2016 Android smartphone

The Huawei Y6 Pro is a mid-range smartphone developed and manufactured by Huawei, which is an improvised version of the Huawei Y6. It was first released on February 10, 2016. In China, the smartphone was released under the name Huawei Enjoy 6 and Honor Play 5X, released in October 2015. In India, it was released under the name Honor Holly 2 Plus.

== Specifications ==

=== Design ===
The smartphone screen is made of glass. The back and frame is made of plastic. At the bottom, there is a microUSB connector, a speaker, and a microphone styled to look like a speaker. At the top, there is a 3.5 mm audio jack. On the right side, there are volume buttons and the smartphone's power button. A second microphone, the main camera, and the flash are located on the back panel. Slots for two SIM cards and a microSD memory card up to 128 GB are located under the removable back panel.

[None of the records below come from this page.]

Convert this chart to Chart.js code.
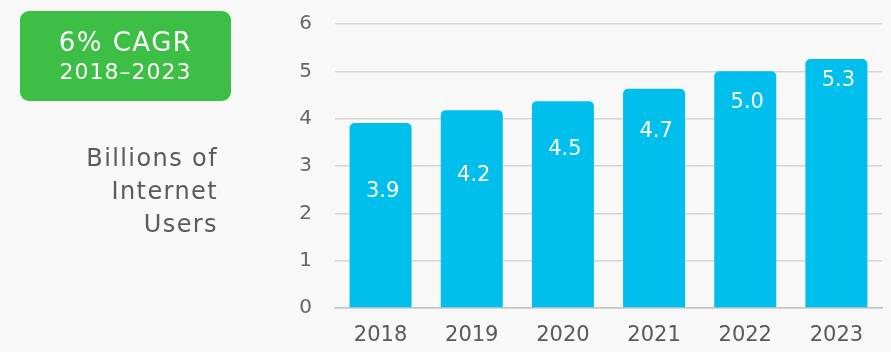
<!DOCTYPE html>
<html>
<head>
<meta charset="utf-8">
<script src="https://cdn.jsdelivr.net/npm/chart.js@4"></script>
<style>
  html, body { margin: 0; padding: 0; background: #f8f8f8; }
  #wrap { position: relative; width: 891px; height: 352px; overflow: hidden; font-family: "DejaVu Sans", sans-serif; }
  #chart-canvas { position: absolute; left: 0; top: 0; }
  #cagr {
    position: absolute; left: 20px; top: 11px; width: 211px; height: 90px;
    background: #3dbe45; border-radius: 9px; color: #fff; text-align: center;
  }
  #cagr .big { position: absolute; left: 0; right: 0; top: 16px; font-size: 26px; letter-spacing: 1.5px; line-height: 30px; }
  #cagr .small { position: absolute; left: 0; right: 0; top: 48px; font-size: 22px; letter-spacing: 1px; line-height: 26px; }
  #units {
    position: absolute; right: 673px; top: 142px; text-align: right;
    font-size: 24px; line-height: 33px; color: #5a5a5a; letter-spacing: 1.4px;
  }
</style>
</head>
<body>
<div id="wrap">
  <canvas id="chart-canvas" width="891" height="352"></canvas>
  <div id="cagr"><div class="big">6% CAGR</div><div class="small">2018–2023</div></div>
  <div id="units">Billions of<br>Internet<br>Users</div>
</div>
<script>
// years on the x axis
const years = ['2018', '2019', '2020', '2021', '2022', '2023'];
// bar heights as drawn (billions of users)
const users = [3.91, 4.18, 4.37, 4.63, 5.0, 5.26];
// numbers printed inside the bars
const valueLabels = ['3.9', '4.2', '4.5', '4.7', '5.0', '5.3'];

const fontFamily = '"DejaVu Sans", sans-serif';

// writes the value text inside each bar, some px below its top
const barText = {
  id: 'barText',
  afterDatasetsDraw(chart, args, opts) {
    const ctx = chart.ctx;
    const bars = chart.getDatasetMeta(0).data;
    ctx.save();
    ctx.fillStyle = '#ffffff';
    ctx.font = '21px ' + fontFamily;
    ctx.textAlign = 'center';
    ctx.textBaseline = 'middle';
    bars.forEach((bar, i) => {
      ctx.fillText(valueLabels[i], bar.x + 2, bar.y + opts.offsets[i]);
    });
    ctx.restore();
  }
};

new Chart(document.getElementById('chart-canvas'), {
  type: 'bar',
  data: {
    labels: years,
    datasets: [{
      data: users,
      backgroundColor: '#00bfec',
      borderRadius: { topLeft: 5, topRight: 5 },
      borderSkipped: 'bottom',
      barPercentage: 0.68,
      categoryPercentage: 1.0
    }]
  },
  options: {
    responsive: false,
    animation: false,
    layout: { padding: { left: 285, top: 24, right: 9, bottom: 0 } },
    plugins: {
      legend: { display: false },
      tooltip: { enabled: false },
      barText: { offsets: [69, 65, 48, 43, 31, 22] }
    },
    scales: {
      x: {
        grid: { display: false, drawTicks: false },
        border: { display: true, color: '#c4c4c4', width: 1.5 },
        ticks: { color: '#595959', font: { family: fontFamily, size: 21 }, padding: 15 },
        afterFit(scale) { scale.height = 44; }
      },
      y: {
        min: 0, max: 6,
        grid: { color: '#d4d4d4', lineWidth: 1.5, drawTicks: false },
        border: { display: false },
        ticks: { stepSize: 1, color: '#666', font: { family: fontFamily, size: 20 }, padding: 23 },
        afterFit(scale) {
          scale.width = 50;
          // keep the tick padding from pushing the plot down
          scale.paddingTop = 0;
          scale.paddingBottom = 0;
        }
      }
    }
  },
  plugins: [barText]
});
</script>
</body>
</html>
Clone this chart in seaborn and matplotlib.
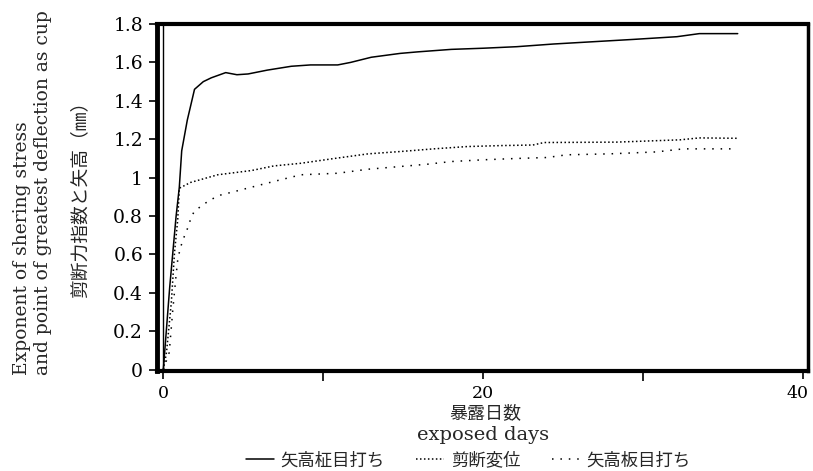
import matplotlib
matplotlib.use("Agg")
import matplotlib.pyplot as plt
import matplotlib.transforms as mtransforms
import seaborn as sns
import pandas as pd

sns.set_theme(style="ticks")
plt.rcParams['font.family'] = ['DejaVu Serif', 'Noto Sans CJK JP', 'DejaVu Sans']

series_names = ["矢高柾目打ち", "剪断変位", "矢高板目打ち"]

days_masa = [0, 0.4, 0.8, 1.0, 1.15, 1.5, 1.95, 2.5, 3.0, 3.9, 4.6, 5.3, 6.5, 8.0, 9.2,
             10.9, 11.7, 13.0, 14.8, 15.9, 18.0, 20.0, 22.1, 24.4, 26.9, 29.4, 32.1, 33.5, 35.9]
vals_masa = [0, 0.43, 0.80, 0.95, 1.14, 1.30, 1.46, 1.50, 1.52, 1.547, 1.536, 1.54, 1.56, 1.58, 1.587,
             1.587, 1.60, 1.627, 1.647, 1.655, 1.668, 1.674, 1.682, 1.696, 1.708, 1.72, 1.734, 1.75, 1.75]

days_shear = [0, 0.2, 0.5, 0.7, 0.9, 1.0, 1.7, 3.4, 5.5, 6.9, 8.6, 10.7, 12.8, 14.8, 16.9,
              19.0, 21.1, 23.1, 23.8, 28.3, 32.3, 33.5, 35.9]
vals_shear = [0, 0.09, 0.35, 0.61, 0.78, 0.945, 0.975, 1.015, 1.037, 1.061, 1.075, 1.10, 1.124, 1.136, 1.15,
              1.162, 1.167, 1.170, 1.183, 1.185, 1.197, 1.207, 1.205]

days_ita = [0, 0.37, 0.59, 0.79, 0.9, 1.06, 1.27, 1.52, 1.73, 1.93, 2.46, 2.97, 3.6, 4.6, 6.9,
            8.6, 10.9, 12.8, 14.8, 16.5, 18.0, 20.0, 22.1, 24.0, 25.2, 27.9, 30.8, 32.5, 35.6]
vals_ita = [0, 0.09, 0.31, 0.485, 0.572, 0.633, 0.685, 0.737, 0.79, 0.824, 0.858, 0.886, 0.91, 0.931, 0.98,
            1.015, 1.023, 1.044, 1.058, 1.07, 1.084, 1.093, 1.10, 1.105, 1.119, 1.124, 1.134, 1.15, 1.15]

x_ticks = [0, 20, 40]
x_minor = [10, 30]
y_ticks = [0, 0.2, 0.4, 0.6, 0.8, 1.0, 1.2, 1.4, 1.6, 1.8]
y_ticklabels = ["0", "0.2", "0.4", "0.6", "0.8", "1", "1.2", "1.4", "1.6", "1.8"]

frames = []
for name, d, v in zip(series_names, [days_masa, days_shear, days_ita], [vals_masa, vals_shear, vals_ita]):
    frames.append(pd.DataFrame({"day": d, "val": v, "series": name}))
df = pd.concat(frames, ignore_index=True)

fig = plt.figure(figsize=(8.13, 4.71), dpi=100)
ax = fig.add_axes([0.193, 0.213, 0.801, 0.736])

styles = {"矢高柾目打ち": "-", "剪断変位": (0, (1, 1.6)), "矢高板目打ち": (0, (1, 4.5))}
for name in series_names:
    sub = df[df.series == name]
    sns.lineplot(data=sub, x="day", y="val", ax=ax, color="black", linewidth=1.1,
                 linestyle=styles[name], estimator=None, sort=False, label=name, legend=False)

ax.axvline(0, color="black", linewidth=1.0)

ax.set_xlim(-0.4, 40.3)
ax.set_ylim(-0.005, 1.8)
ax.set_xticks(x_ticks)
ax.set_xticks(x_minor, minor=True)
ax.set_yticks(y_ticks)
ax.set_yticklabels(y_ticklabels)
ax.tick_params(axis="both", which="both", direction="out", length=6, width=1.2, colors="black",
               labelsize=13.5, pad=4)
ax.tick_params(axis="x", labelsize=12.5)
ax.tick_params(axis="x", which="minor", length=7)
for s, w in zip(["left", "top", "right", "bottom"], [3.5, 3.0, 2.5, 3.0]):
    ax.spines[s].set_visible(True)
    ax.spines[s].set_linewidth(w)
    ax.spines[s].set_color("black")
ax.set_xlabel("")
ax.set_ylabel("")

# nudge the last x tick label slightly left so it stays inside the figure
last = ax.get_xticklabels()[-1]
last.set_transform(last.get_transform() + mtransforms.ScaledTranslation(-6 / 100, 0, fig.dpi_scale_trans))

fig.text(0.040, 0.592, "Exponent of shering stress\nand point of greatest deflection as cup",
         rotation=90, ha="center", va="center", multialignment="left", fontsize=13.5, linespacing=1.25)
fig.text(0.098, 0.586, "剪断力指数と矢高（㎜）", rotation=90, ha="center", va="center",
         fontsize=13.5, family=['Noto Sans CJK JP', 'DejaVu Sans'])

fig.text(0.597, 0.123, "暴露日数", ha="center", va="center", fontsize=13,
         family=['Noto Sans CJK JP', 'DejaVu Sans'])
fig.text(0.594, 0.076, "exposed days", ha="center", va="center", fontsize=14)

handles, labels = ax.get_legend_handles_labels()
leg = fig.legend(handles, labels, loc="center", bbox_to_anchor=(0.576, 0.023), ncol=3, frameon=False,
                 handlelength=1.6, handletextpad=0.4, columnspacing=1.8,
                 prop={"family": ['Noto Sans CJK JP', 'DejaVu Sans'], "size": 12.5})

fig.savefig("out.png", dpi=100)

The Huawei Y6 Pro was sold in three colors: grey, white, and gold.

=== Hardware ===
The smartphone features a MediaTek MT6735P central processor and a Mali-T720MP2 GPU. The battery has a capacity of 4000 mAh and supports reverse wired charging.

The Y6 Pro features an IPS LCD display, sizing at about 5.0", and supports HD (1280 × 720) with a pixel density of 294 ppi and a 16:9 aspect ratio.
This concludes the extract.